§ Required work
From the first line of the data below through the line bearing "const times = [20.5, 31, 61, 121];", reproduce each line exactly; do not include pictures.
◇ ◇ ◇ ◇ ◇ ◇ ◇
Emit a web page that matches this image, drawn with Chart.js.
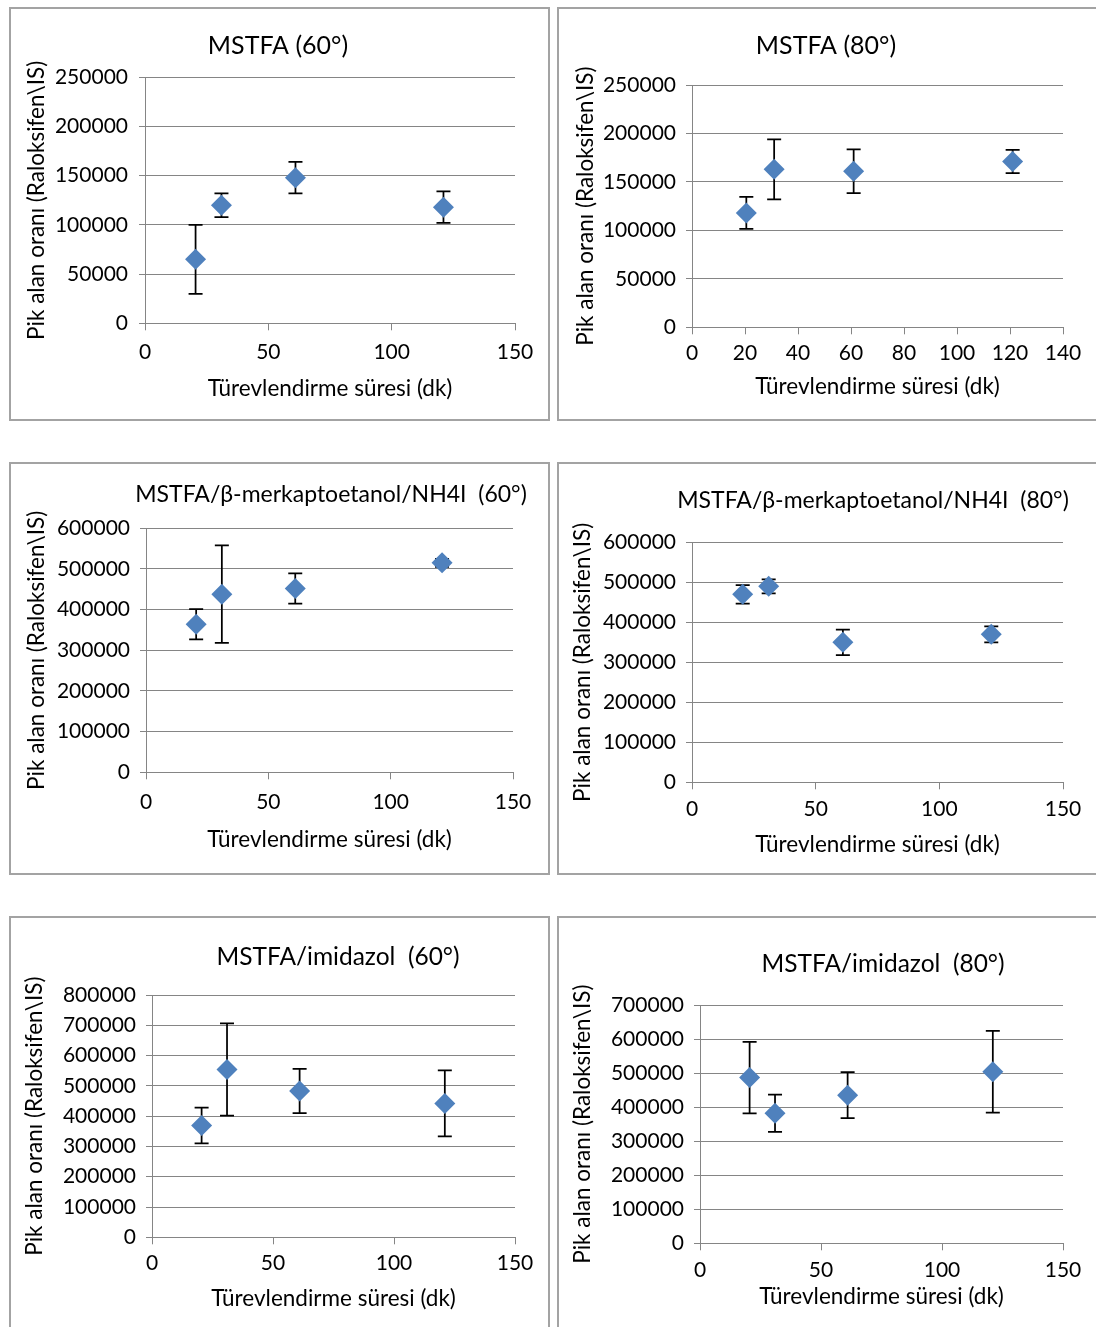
<!DOCTYPE html>
<html>
<head>
<meta charset="utf-8">
<script src="https://cdn.jsdelivr.net/npm/chart.js@4.4.1/dist/chart.umd.min.js"></script>
<style>
    body { margin: 0; background: #fff; width: 1096px; height: 1327px; overflow: hidden; position: relative; }
    .panel { position: absolute; box-sizing: border-box; border: 2px solid #a3a3a3; background: #fff; }
    .panel canvas { position: absolute; left: 0; top: 0; }
</style>
</head>
<body>
<div class="panel" id="p1"><canvas></canvas></div>
<div class="panel" id="p2"><canvas></canvas></div>
<div class="panel" id="p3"><canvas></canvas></div>
<div class="panel" id="p4"><canvas></canvas></div>
<div class="panel" id="p5"><canvas></canvas></div>
<div class="panel" id="p6"><canvas></canvas></div>
<script>
// Derivatisation time (dk) - same four points in every panel
const times = [20.5, 31, 61, 121];

// Peak area ratios (Raloksifen\IS) and their error bars (+/-)
const mstfa60 = [65000, 120000, 148000, 118000];
const mstfa60Err = [35000, 12000, 16000, 16000];
const mstfa80 = [118000, 163000, 161000, 171000];
const mstfa80Err = [16500, 31000, 22500, 12000];
const merk60 = [364000, 438000, 452000, 515000];
const merk60Err = [37000, 120000, 37000, 10000];
const merk80 = [470000, 490000, 350000, 370000];
const merk80Err = [23000, 17500, 32000, 20000];
const imid60 = [369000, 554000, 483000, 442000];
const imid60Err = [59000, 152000, 73000, 109000];
const imid80 = [487000, 382000, 435000, 504000];
const imid80Err = [105000, 55000, 67500, 120000];

// Axis ranges per panel
const yMaxes = [250000, 250000, 600000, 600000, 800000, 700000];
const yStepsList = [50000, 50000, 100000, 100000, 100000, 100000];
const xMaxes = [150, 140, 150, 150, 150, 150];
const xStepsList = [50, 20, 50, 50, 50, 50];

const titles = [
    'MSTFA (60°)',
    'MSTFA (80°)',
    'MSTFA/β-merkaptoetanol/NH4I  (60°)',
    'MSTFA/β-merkaptoetanol/NH4I  (80°)',
    'MSTFA/imidazol  (60°)',
    'MSTFA/imidazol  (80°)'
];
const xAxisTitle = 'Türevlendirme süresi (dk)';
const yAxisTitle = 'Pik alan oranı (Raloksifen\\IS)';

const FONT = "Lato, 'Open Sans', sans-serif";
const TEXT = '#000';
const GRID = '#858585';
const MARKER = '#4f81bd';
const BORDER = 2;

// Page layout of each panel (absolute px): box, plot area, text anchors
const layouts = [
    { box: [9, 7, 541, 414], plot: [145, 515, 77.3, 323.3], titleX: 278, titleY: 46, titleSize: 25, xLabelY: 352, xTitleY: 389, yTitleX: 37, yLabelRight: 128 },
    { box: [557, 7, 541, 414], plot: [692, 1063, 85, 327.3], titleX: 826, titleY: 46, titleSize: 25, xLabelY: 353, xTitleY: 387, yTitleX: 586, yLabelRight: 676 },
    { box: [9, 462, 541, 413], plot: [146, 513, 528.3, 772.3], titleX: 331, titleY: 495, titleSize: 23, xLabelY: 802, xTitleY: 840, yTitleX: 37, yLabelRight: 130 },
    { box: [557, 462, 541, 413], plot: [692, 1063, 542.3, 782.3], titleX: 873, titleY: 501, titleSize: 23, xLabelY: 809, xTitleY: 845, yTitleX: 583, yLabelRight: 676 },
    { box: [9, 916, 541, 413], plot: [152, 515, 995, 1237.3], titleX: 338, titleY: 957, titleSize: 24.5, xLabelY: 1263, xTitleY: 1299, yTitleX: 35, yLabelRight: 136 },
    { box: [557, 916, 541, 413], plot: [700, 1063, 1005, 1243.3], titleX: 883, titleY: 964, titleSize: 24.5, xLabelY: 1270, xTitleY: 1297, yTitleX: 583, yLabelRight: 684 }
];

const seriesList = [
    [mstfa60, mstfa60Err],
    [mstfa80, mstfa80Err],
    [merk60, merk60Err],
    [merk80, merk80Err],
    [imid60, imid60Err],
    [imid80, imid80Err]
];

// Vertical error bars with caps, drawn under the markers
const errorBars = {
    id: 'errorBars',
    beforeDatasetsDraw(chart) {
        const { ctx, scales: { x, y } } = chart;
        chart.data.datasets.forEach(ds => {
            if (!ds.errors) return;
            ctx.save();
            ctx.strokeStyle = '#000';
            ctx.lineWidth = 1.75;
            ds.data.forEach((pt, i) => {
                const px = x.getPixelForValue(pt.x);
                const top = y.getPixelForValue(pt.y + ds.errors[i]);
                const bot = y.getPixelForValue(pt.y - ds.errors[i]);
                ctx.beginPath();
                ctx.moveTo(px, top);
                ctx.lineTo(px, bot);
                ctx.moveTo(px - 7, top);
                ctx.lineTo(px + 7, top);
                ctx.moveTo(px - 7, bot);
                ctx.lineTo(px + 7, bot);
                ctx.stroke();
            });
            ctx.restore();
        });
    }
};

// Panel title placed freely (Excel titles are not centred on the plot)
const panelTitle = {
    id: 'panelTitle',
    afterDraw(chart, args, opts) {
        const ctx = chart.ctx;
        ctx.save();
        ctx.font = `${opts.size}px ${FONT}`;
        ctx.fillStyle = TEXT;
        ctx.textAlign = 'center';
        ctx.textBaseline = 'middle';
        ctx.fillText(opts.text, opts.x, opts.y);
        ctx.restore();
    }
};

const makePanel = (index) => {
    const lay = layouts[index];
    const [values, errors] = seriesList[index];
    const div = document.getElementById('p' + (index + 1));
    const [bx, by, bw, bh] = lay.box;
    div.style.left = bx + 'px';
    div.style.top = by + 'px';
    div.style.width = bw + 'px';
    div.style.height = bh + 'px';

    const cx0 = bx + BORDER;
    const cy0 = by + BORDER;
    const cw = bw - 2 * BORDER;
    const ch = bh - 2 * BORDER;
    const canvas = div.querySelector('canvas');
    canvas.width = cw;
    canvas.height = ch;

    const [plotL, plotR, plotT, plotB] = lay.plot;
    const padL = 4;
    const padB = 4;
    const tickSize = 21;
    const axisSize = 22.5;
    const yTick = 6;
    const xTick = 7;
    const axisLh = axisSize * 1.2;
    const yWidth = plotL - cx0 - padL;
    const xHeight = (cy0 + ch - padB) - plotB;

    new Chart(canvas.getContext('2d'), {
        type: 'scatter',
        data: {
            datasets: [{
                data: times.map((t, i) => ({ x: t, y: values[i] })),
                errors: errors,
                pointStyle: 'rectRot',
                pointRadius: 10.5,
                pointBackgroundColor: MARKER,
                pointBorderColor: MARKER,
                pointBorderWidth: 0,
                showLine: false
            }]
        },
        options: {
            responsive: false,
            animation: false,
            layout: {
                padding: { left: padL, right: cx0 + cw - plotR, top: plotT - cy0, bottom: padB }
            },
            plugins: {
                legend: { display: false },
                tooltip: { enabled: false },
                title: { display: false },
                panelTitle: {
                    text: titles[index],
                    x: lay.titleX - cx0,
                    y: lay.titleY - cy0,
                    size: lay.titleSize
                }
            },
            scales: {
                x: {
                    type: 'linear',
                    min: 0,
                    max: xMaxes[index],
                    ticks: {
                        stepSize: xStepsList[index],
                        color: TEXT,
                        font: { family: FONT, size: tickSize, lineHeight: 1.2 },
                        padding: lay.xLabelY - plotB - xTick - tickSize * 0.6,
                        maxRotation: 0
                    },
                    grid: { drawOnChartArea: false, drawTicks: true, tickLength: xTick, color: GRID, lineWidth: 1 },
                    border: { display: true, color: GRID, width: 1 },
                    title: {
                        display: true,
                        text: xAxisTitle,
                        color: TEXT,
                        font: { family: FONT, size: axisSize, lineHeight: 1.2 },
                        padding: { top: 0, bottom: (cy0 + ch - padB) - lay.xTitleY - axisLh / 2 }
                    },
                    afterFit: (scale) => { scale.height = xHeight; }
                },
                y: {
                    min: 0,
                    max: yMaxes[index],
                    ticks: {
                        stepSize: yStepsList[index],
                        color: TEXT,
                        font: { family: FONT, size: tickSize, lineHeight: 1.2 },
                        padding: plotL - lay.yLabelRight - yTick,
                        callback: (v) => String(v)
                    },
                    grid: { drawTicks: true, tickLength: yTick, color: GRID, lineWidth: 1 },
                    border: { display: true, color: GRID, width: 1 },
                    title: {
                        display: true,
                        text: yAxisTitle,
                        color: TEXT,
                        font: { family: FONT, size: axisSize, lineHeight: 1.2 },
                        padding: { top: lay.yTitleX - cx0 - padL - axisLh / 2, bottom: 0 }
                    },
                    afterFit: (scale) => { scale.width = yWidth; }
                }
            }
        },
        plugins: [errorBars, panelTitle]
    });
};

layouts.forEach((_, i) => makePanel(i));
</script>
</body>
</html>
◇ ◇ ◇ ◇ ◇ ◇ ◇
§ Solution for this task
Emit a web page that matches this image, drawn with Chart.js.
<!DOCTYPE html>
<html>
<head>
<meta charset="utf-8">
<script src="https://cdn.jsdelivr.net/npm/chart.js@4.4.1/dist/chart.umd.min.js"></script>
<style>
    body { margin: 0; background: #fff; width: 1096px; height: 1327px; overflow: hidden; position: relative; }
    .panel { position: absolute; box-sizing: border-box; border: 2px solid #a3a3a3; background: #fff; }
    .panel canvas { position: absolute; left: 0; top: 0; }
</style>
</head>
<body>
<div class="panel" id="p1"><canvas></canvas></div>
<div class="panel" id="p2"><canvas></canvas></div>
<div class="panel" id="p3"><canvas></canvas></div>
<div class="panel" id="p4"><canvas></canvas></div>
<div class="panel" id="p5"><canvas></canvas></div>
<div class="panel" id="p6"><canvas></canvas></div>
<script>
// Derivatisation time (dk) - same four points in every panel
const times = [20.5, 31, 61, 121];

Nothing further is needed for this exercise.